This just out…
The workers are being helped by 500 supporters who are protesting outside and are bringing them food.
Why do the French protest and we don’t?
First, the reason why the French shouldn’t be protesting. If they lose their jobs, they have long and generous unemployment insurance and a solid welfare system after that. They won’t lose their homes, go hungry, or end up living in the streets.
If their life’s savings are wiped out in the market, they still won’t be destitute in their old age, because their equivalent of Social Security for old age pensions is strong – when you get old, you’re safe.
If they lose their jobs they don’t lose their health insurance, and their health care system is among the best in the world. And they won’t have to pull their kids out of school or college, because public education – all the way to a PhD or MD – is free or close to it for intellectually qualified students. For those who want to pursue the trades, trade schools are also free.
We have the opposite – if we lose our jobs, we’re broke, homeless, future-less, and in danger of dying from lack of health care. We have to pull our kids out of school. We literally can die from lack of a job.
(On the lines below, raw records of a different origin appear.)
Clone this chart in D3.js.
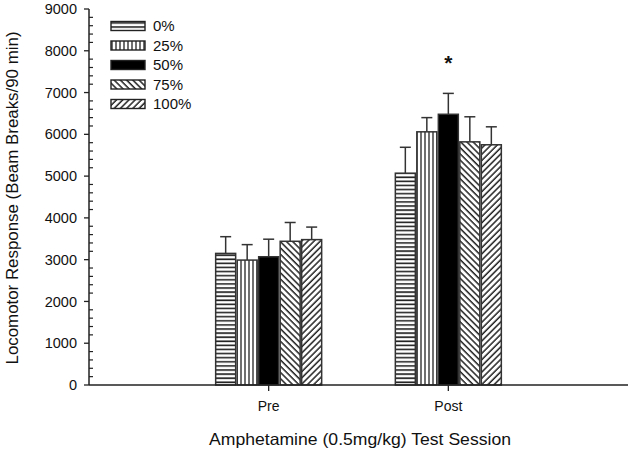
<!DOCTYPE html>
<html>
<head>
<meta charset="utf-8">
<script src="https://cdn.jsdelivr.net/npm/d3@7"></script>
<style>
  html, body { margin: 0; padding: 0; background: #fff; }
  svg { display: block; }
  text { font-family: Arial, "Liberation Sans", sans-serif; fill: #111; }
</style>
</head>
<body>
<script>
// ---- data ----
const sessions = ["Pre", "Post"];
const groups = ["0%", "25%", "50%", "75%", "100%"];
const preMeans = [3150, 2990, 3070, 3440, 3480];
const preErrors = [400, 370, 420, 450, 300];
const postMeans = [5070, 6060, 6480, 5820, 5750];
const postErrors = [620, 340, 500, 600, 430];
const yTicks = [0, 1000, 2000, 3000, 4000, 5000, 6000, 7000, 8000, 9000];
const significant = [{ session: "Post", group: "50%", label: "*" }];

const W = 630, H = 451;
const svg = d3.select("body").append("svg").attr("width", W).attr("height", H);

const margin = { left: 89, top: 9, bottom: 385, right: 628 };
const y = d3.scaleLinear().domain([0, 9000]).range([margin.bottom, margin.top]);
const xPos = d3.scaleLinear().domain([0, 3]).range([margin.left, margin.right]);
const sessionIndex = d3.scaleOrdinal().domain(sessions).range([1, 2]);
const inner = d3.scaleBand().domain(groups).range([-53, 53]).paddingInner(0.07);

// ---- patterns ----
const defs = svg.append("defs");
const ink = "#222";
function pat(id, w, h, draw, transform) {
  const p = defs.append("pattern").attr("id", id).attr("patternUnits", "userSpaceOnUse")
    .attr("width", w).attr("height", h);
  if (transform) p.attr("patternTransform", transform);
  p.append("rect").attr("width", w).attr("height", h).attr("fill", "#fff");
  draw(p);
}
pat("p0", 8, 4.1, p => p.append("line").attr("x1", 0).attr("x2", 8).attr("y1", 1).attr("y2", 1).attr("stroke", ink).attr("stroke-width", 1.6));
pat("p25", 4, 8, p => p.append("line").attr("x1", 1).attr("x2", 1).attr("y1", 0).attr("y2", 8).attr("stroke", ink).attr("stroke-width", 1.3));
pat("p75", 4.4, 8, p => p.append("line").attr("x1", 1).attr("x2", 1).attr("y1", 0).attr("y2", 8).attr("stroke", ink).attr("stroke-width", 1.5), "rotate(-45)");
pat("p100", 4.4, 8, p => p.append("line").attr("x1", 1).attr("x2", 1).attr("y1", 0).attr("y2", 8).attr("stroke", ink).attr("stroke-width", 1.5), "rotate(45)");
const fills = { "0%": "url(#p0)", "25%": "url(#p25)", "50%": "#000", "75%": "url(#p75)", "100%": "url(#p100)" };

// ---- data rows ----
const rows = [];
sessions.forEach(s => groups.forEach((g, i) => {
  rows.push({ session: s, group: g,
    mean: s === "Pre" ? preMeans[i] : postMeans[i],
    err: s === "Pre" ? preErrors[i] : postErrors[i] });
}));
const bx = d => xPos(sessionIndex(d.session)) + inner(d.group);

// ---- error bars ----
const eb = svg.append("g").attr("stroke", "#333").attr("stroke-width", 1.5);
eb.selectAll("line.v").data(rows).join("line").attr("class", "v")
  .attr("x1", d => bx(d) + inner.bandwidth() / 2).attr("x2", d => bx(d) + inner.bandwidth() / 2)
  .attr("y1", d => y(d.mean)).attr("y2", d => y(d.mean + d.err));
eb.selectAll("line.c").data(rows).join("line").attr("class", "c")
  .attr("x1", d => bx(d) + inner.bandwidth() / 2 - 5.5).attr("x2", d => bx(d) + inner.bandwidth() / 2 + 5.5)
  .attr("y1", d => y(d.mean + d.err)).attr("y2", d => y(d.mean + d.err));

// ---- bars ----
svg.append("g").selectAll("rect").data(rows).join("rect")
  .attr("x", d => bx(d)).attr("width", inner.bandwidth())
  .attr("y", d => y(d.mean)).attr("height", d => y(0) - y(d.mean))
  .attr("fill", d => fills[d.group]).attr("stroke", "#333").attr("stroke-width", 1.5);

// ---- significance ----
svg.append("g").selectAll("text").data(significant).join("text")
  .attr("x", d => xPos(sessionIndex(d.session)) + inner(d.group) + inner.bandwidth() / 2)
  .attr("y", d => { const r = rows.find(q => q.session === d.session && q.group === d.group); return y(r.mean + r.err) - 23; })
  .attr("text-anchor", "middle").attr("font-size", 21).attr("font-weight", "bold").text(d => d.label);

// ---- y axis ----
const yAxis = svg.append("g");
yAxis.append("line").attr("x1", margin.left).attr("x2", margin.left).attr("y1", y(0)).attr("y2", y(9000)).attr("stroke", "#222").attr("stroke-width", 1.5);
const minor = d3.range(0, 9001, 200).filter(v => v % 1000 !== 0);
yAxis.selectAll("line.mn").data(minor).join("line").attr("class", "mn")
  .attr("x1", margin.left).attr("x2", margin.left + 4).attr("y1", d => y(d)).attr("y2", d => y(d)).attr("stroke", "#222").attr("stroke-width", 1.2);
yAxis.selectAll("line.mj").data(yTicks).join("line").attr("class", "mj")
  .attr("x1", margin.left - 5).attr("x2", margin.left).attr("y1", d => y(d)).attr("y2", d => y(d)).attr("stroke", "#222").attr("stroke-width", 1.3);
yAxis.selectAll("text").data(yTicks).join("text")
  .attr("x", margin.left - 12).attr("y", d => y(d)).attr("dy", "0.35em")
  .attr("text-anchor", "end").attr("font-size", 14.5).text(d => d);

// ---- x axis ----
const xAxis = svg.append("g");
xAxis.append("line").attr("x1", margin.left).attr("x2", margin.right).attr("y1", y(0)).attr("y2", y(0)).attr("stroke", "#222").attr("stroke-width", 1.5);
xAxis.selectAll("line.t").data(sessions).join("line").attr("class", "t")
  .attr("x1", d => xPos(sessionIndex(d))).attr("x2", d => xPos(sessionIndex(d)))
  .attr("y1", y(0)).attr("y2", y(0) + 6).attr("stroke", "#222").attr("stroke-width", 1.3);
xAxis.selectAll("text").data(sessions).join("text")
  .attr("x", d => xPos(sessionIndex(d))).attr("y", 411)
  .attr("text-anchor", "middle").attr("font-size", 14).text(d => d);

// ---- axis titles ----
svg.append("text").attr("x", 360).attr("y", 445)
  .attr("text-anchor", "middle").attr("font-size", 16.5)
  .attr("textLength", 302).attr("lengthAdjust", "spacingAndGlyphs")
  .text("Amphetamine (0.5mg/kg) Test Session");
svg.append("text").attr("transform", "translate(18,198) rotate(-90)")
  .attr("text-anchor", "middle").attr("font-size", 16.5)
  .attr("textLength", 333).attr("lengthAdjust", "spacingAndGlyphs")
  .text("Locomotor Response (Beam Breaks/90 min)");

// ---- legend ----
const lg = svg.append("g").selectAll("g").data(groups).join("g")
  .attr("transform", (d, i) => `translate(111,${26 + i * 19.5})`);
lg.append("rect").attr("x", 0).attr("y", -4.5).attr("width", 34).attr("height", 9)
  .attr("fill", d => fills[d]).attr("stroke", "#222").attr("stroke-width", 1.4);
lg.append("text").attr("x", 42).attr("y", 0).attr("dy", "0.36em").attr("font-size", 15).text(d => d);
</script>
</body>
</html>
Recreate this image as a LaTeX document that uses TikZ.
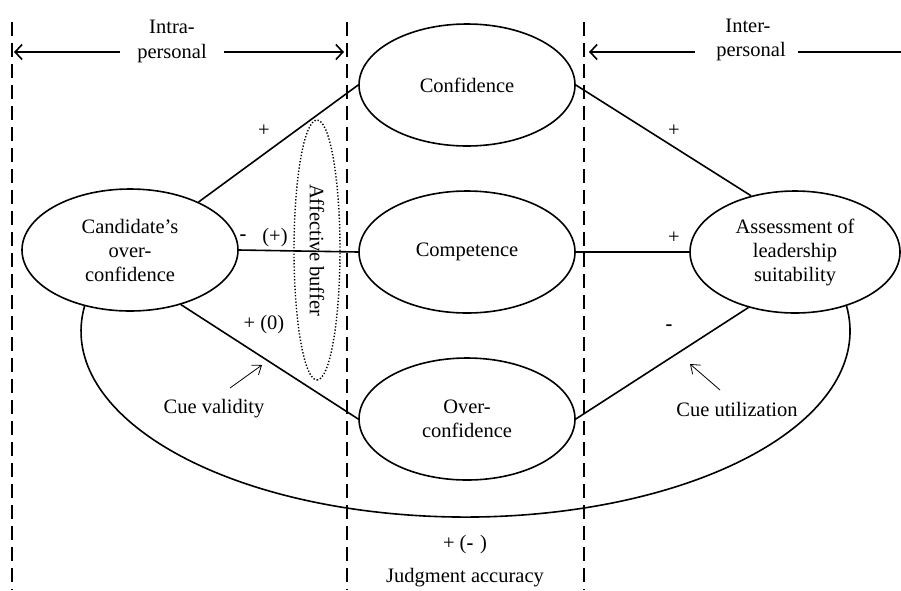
\documentclass[tikz,border=0pt]{standalone}
\usepackage{fontspec}
\setmainfont{Liberation Serif}
\usetikzlibrary{shapes.geometric,arrows.meta}
\begin{document}
\begin{tikzpicture}[x=1pt,y=1pt,
  every node/.style={font=\fontsize{20.5}{24}\selectfont},
  oval/.style={ellipse,draw,line width=1.6pt,minimum width=216pt,minimum height=122pt,inner sep=0pt,align=center},
  buffer/.style={ellipse,draw,line width=1.4pt,dash pattern=on 1.3pt off 1.9pt,minimum width=260pt,minimum height=46pt,inner sep=0pt},
  link/.style={line width=1.6pt},
  divider/.style={line width=1.8pt,dash pattern=on 14pt off 7pt},
  span/.style={line width=1.6pt,-{Straight Barb[length=7pt,width=15pt,line width=1.6pt]}},
  cue/.style={line width=0.8pt,-{Straight Barb[length=8pt,width=12pt,line width=0.8pt]}},
  lbl/.style={inner sep=0pt}]
\useasboundingbox (0,0) rectangle (901,-590);

% dashed dividers
\coordinate (d1t) at (12,-22);  \coordinate (d1b) at (12,-590);
\coordinate (d2t) at (347,-22); \coordinate (d2b) at (347,-590);
\coordinate (d3t) at (584,-22); \coordinate (d3b) at (584,-590);
\draw[divider] (d1t) -- (d1b);
\draw[divider] (d2t) -- (d2b);
\draw[divider] (d3t) -- (d3b);

% headers
\node[lbl,anchor=base] (intra1) at (172,-33) {Intra-};
\node[lbl,anchor=base] (intra2) at (172,-58) {personal};
\node[lbl,anchor=base] (inter1) at (748,-32) {Inter-};
\node[lbl,anchor=base] (inter2) at (751,-56) {personal};
\coordinate (ia1) at (120,-52); \coordinate (il) at (14,-52);
\coordinate (ia2) at (224,-52); \coordinate (ir) at (344,-52);
\coordinate (ea1) at (695,-52); \coordinate (el) at (589,-52);
\coordinate (ea2) at (798,-52); \coordinate (er) at (901,-52);
\draw[span] (ia1) -- (il);
\draw[span] (ia2) -- (ir);
\draw[span] (ea1) -- (el);
\draw[link] (ea2) -- (er);

% main nodes
\node[oval] (cand) at (130,-250) {Candidate's\\over-\\confidence};
\node[oval] (conf) at (467,-85) {Confidence};
\node[oval] (comp) at (467,-252) {Competence};
\node[oval] (over) at (467,-419) {Over-\\confidence};
\node[oval,minimum width=210pt] (assess) at (795,-252) {Assessment of\\leadership\\suitability};

% affective buffer
\node[buffer,rotate=-90] (buf) at (317,-250) {Affective buffer};

% connectors
\draw[link] (cand.35) -- (conf.west);
\draw[link] (cand.east) -- (comp.west);
\draw[link] (cand.-47) -- (over.west);
\draw[link] (conf.east) -- (assess.128);
\draw[link] (comp.east) -- (assess.west);
\draw[link] (over.east) -- (assess.-130);
\draw[link] (cand.-129) arc[start angle=172.3, end angle=367.7, x radius=384.5pt, y radius=186pt];

% sign labels
\node[lbl] (s1) at (264,-131) {+};
\node[lbl] (s2) at (243,-238) {\textbf{-}};
\node[lbl] (s3) at (275,-238) {(+)};
\node[lbl] (s4) at (264,-325) {+ (0)};
\node[lbl] (s5) at (674,-131) {+};
\node[lbl] (s6) at (674,-238) {+};
\node[lbl] (s7) at (669,-328) {\textbf{-}};
\node[lbl] (s8) at (465,-545) {+ (\textbf{-}\,\,)};
\node[lbl] (judg) at (465,-578) {Judgment accuracy};

% cue arrows
\node[lbl] (cv) at (214,-409) {Cue validity};
\node[lbl] (cu) at (737,-409) {Cue utilization};
\coordinate (cva) at (230,-388); \coordinate (cvb) at (262,-365);
\coordinate (cua) at (720,-390); \coordinate (cub) at (690,-364);
\draw[cue] (cva) -- (cvb);
\draw[cue] (cua) -- (cub);
\end{tikzpicture}
\end{document}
Which, counter-intuitively, is why they’re protesting in the streets and we aren’t. They have the kind of security we were approaching in the 1960s and 1970s when we were at 35% unionization in America. So they know that if they get arrested and can’t make it to work or school the next day, losing their job or being kicked out of school isn’t a disaster. There are always other opportunities.
We, on the other hand, have succumbed to the plan that Reagan and Greenspan put in place in the early 1980s to prevent any future “unrest” or “instability” among the middle class. Conservatives in the ‘60s and ‘70s in the United States and the United Kingdom saw all the protests in the streets and were horrified. These people had too much safety, too much security, and thus too much of an attitude. As Alan Greenspan bragged in 1997 to The Wall Street Journal, he saw his job aas head of the Fed starting back in the 1980s as being first and foremost to “prevent wage inflation.” That’s code for “keep down the middle class.” He talked about how whenever the economy got too good, he’d raise interest rates, slowing down the economy and raising unemployment, to maintain a “certain level of insecurity” among workers.
So now the American workers and students are fearful and docile, the victims of 29 years of Reaganomics. To a large extent, Thatchernomics produced a similar result in the UK, although their social safety net was so strong before she came into office that her damage to it wasn’t as bad as the damage done by Reagan to the United States.
We should look to the French workers – and the broader situations of their lives – for some lessons about how to reinvent America in a way that rebuilds a strong – and occasionally uppity – middle class.